WHAT YOU NEED TO DO: Note how many lines hold "chart" and report that number by itself.

-- START --

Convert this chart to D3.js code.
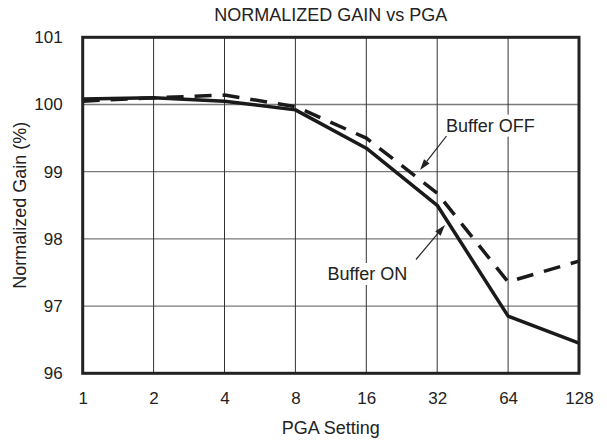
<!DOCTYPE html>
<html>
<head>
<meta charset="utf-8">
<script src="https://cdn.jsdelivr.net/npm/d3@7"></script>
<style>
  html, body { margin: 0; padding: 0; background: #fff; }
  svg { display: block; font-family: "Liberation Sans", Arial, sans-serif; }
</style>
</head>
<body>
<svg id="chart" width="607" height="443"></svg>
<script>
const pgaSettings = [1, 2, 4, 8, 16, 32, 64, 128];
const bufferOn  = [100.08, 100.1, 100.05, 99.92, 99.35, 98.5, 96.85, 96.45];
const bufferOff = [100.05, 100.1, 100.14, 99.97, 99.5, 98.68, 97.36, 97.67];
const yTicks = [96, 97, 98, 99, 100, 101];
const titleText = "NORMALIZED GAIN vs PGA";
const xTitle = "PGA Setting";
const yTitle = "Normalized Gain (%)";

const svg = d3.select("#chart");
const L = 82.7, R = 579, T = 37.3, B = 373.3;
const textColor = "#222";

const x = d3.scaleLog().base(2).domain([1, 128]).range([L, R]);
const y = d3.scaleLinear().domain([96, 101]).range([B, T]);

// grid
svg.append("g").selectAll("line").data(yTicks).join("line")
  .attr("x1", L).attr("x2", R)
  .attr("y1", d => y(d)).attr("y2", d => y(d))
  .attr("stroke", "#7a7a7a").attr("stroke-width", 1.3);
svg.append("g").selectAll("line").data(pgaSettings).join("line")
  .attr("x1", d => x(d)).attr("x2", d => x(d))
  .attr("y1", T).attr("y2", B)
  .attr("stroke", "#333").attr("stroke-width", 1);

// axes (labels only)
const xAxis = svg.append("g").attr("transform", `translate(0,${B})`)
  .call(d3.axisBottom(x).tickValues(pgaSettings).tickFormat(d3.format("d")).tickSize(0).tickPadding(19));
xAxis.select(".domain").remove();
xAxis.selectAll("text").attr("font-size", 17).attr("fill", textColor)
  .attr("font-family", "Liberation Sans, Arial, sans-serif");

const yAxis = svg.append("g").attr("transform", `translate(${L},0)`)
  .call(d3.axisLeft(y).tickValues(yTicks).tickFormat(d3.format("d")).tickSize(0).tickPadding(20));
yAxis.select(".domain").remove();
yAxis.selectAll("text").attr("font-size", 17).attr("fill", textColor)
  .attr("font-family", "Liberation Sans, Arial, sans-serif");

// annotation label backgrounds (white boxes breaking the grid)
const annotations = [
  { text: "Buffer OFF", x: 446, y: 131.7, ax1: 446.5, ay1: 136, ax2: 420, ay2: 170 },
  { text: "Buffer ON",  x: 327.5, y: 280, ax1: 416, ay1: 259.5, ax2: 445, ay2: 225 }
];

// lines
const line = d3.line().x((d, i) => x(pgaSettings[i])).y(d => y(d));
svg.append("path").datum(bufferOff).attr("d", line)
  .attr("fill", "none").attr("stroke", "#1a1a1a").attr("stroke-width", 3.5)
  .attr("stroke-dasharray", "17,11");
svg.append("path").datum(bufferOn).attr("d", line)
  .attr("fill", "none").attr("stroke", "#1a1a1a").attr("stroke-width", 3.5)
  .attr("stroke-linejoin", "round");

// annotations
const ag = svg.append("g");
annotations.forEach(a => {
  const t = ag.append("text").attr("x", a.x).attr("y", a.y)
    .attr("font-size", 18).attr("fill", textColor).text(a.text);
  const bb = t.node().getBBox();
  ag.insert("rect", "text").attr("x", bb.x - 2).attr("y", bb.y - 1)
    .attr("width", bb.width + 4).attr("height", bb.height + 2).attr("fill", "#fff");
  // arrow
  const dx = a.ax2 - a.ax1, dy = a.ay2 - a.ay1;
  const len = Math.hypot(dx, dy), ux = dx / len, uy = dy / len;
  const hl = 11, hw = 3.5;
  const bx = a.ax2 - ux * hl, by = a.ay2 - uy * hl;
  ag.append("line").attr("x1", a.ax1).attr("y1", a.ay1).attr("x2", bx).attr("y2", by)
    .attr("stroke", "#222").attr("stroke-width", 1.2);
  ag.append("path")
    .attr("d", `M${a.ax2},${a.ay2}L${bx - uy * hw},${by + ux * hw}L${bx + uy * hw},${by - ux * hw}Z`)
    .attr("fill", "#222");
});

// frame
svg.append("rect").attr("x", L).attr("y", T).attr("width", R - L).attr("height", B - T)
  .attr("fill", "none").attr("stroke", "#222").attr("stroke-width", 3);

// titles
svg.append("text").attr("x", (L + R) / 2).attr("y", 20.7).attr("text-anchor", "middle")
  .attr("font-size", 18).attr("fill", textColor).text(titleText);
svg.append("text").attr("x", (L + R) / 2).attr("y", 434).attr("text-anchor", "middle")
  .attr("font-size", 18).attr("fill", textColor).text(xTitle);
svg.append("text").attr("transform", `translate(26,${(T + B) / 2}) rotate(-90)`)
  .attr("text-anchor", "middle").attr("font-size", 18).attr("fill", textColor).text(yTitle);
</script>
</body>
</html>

-- END --

RESULT: 3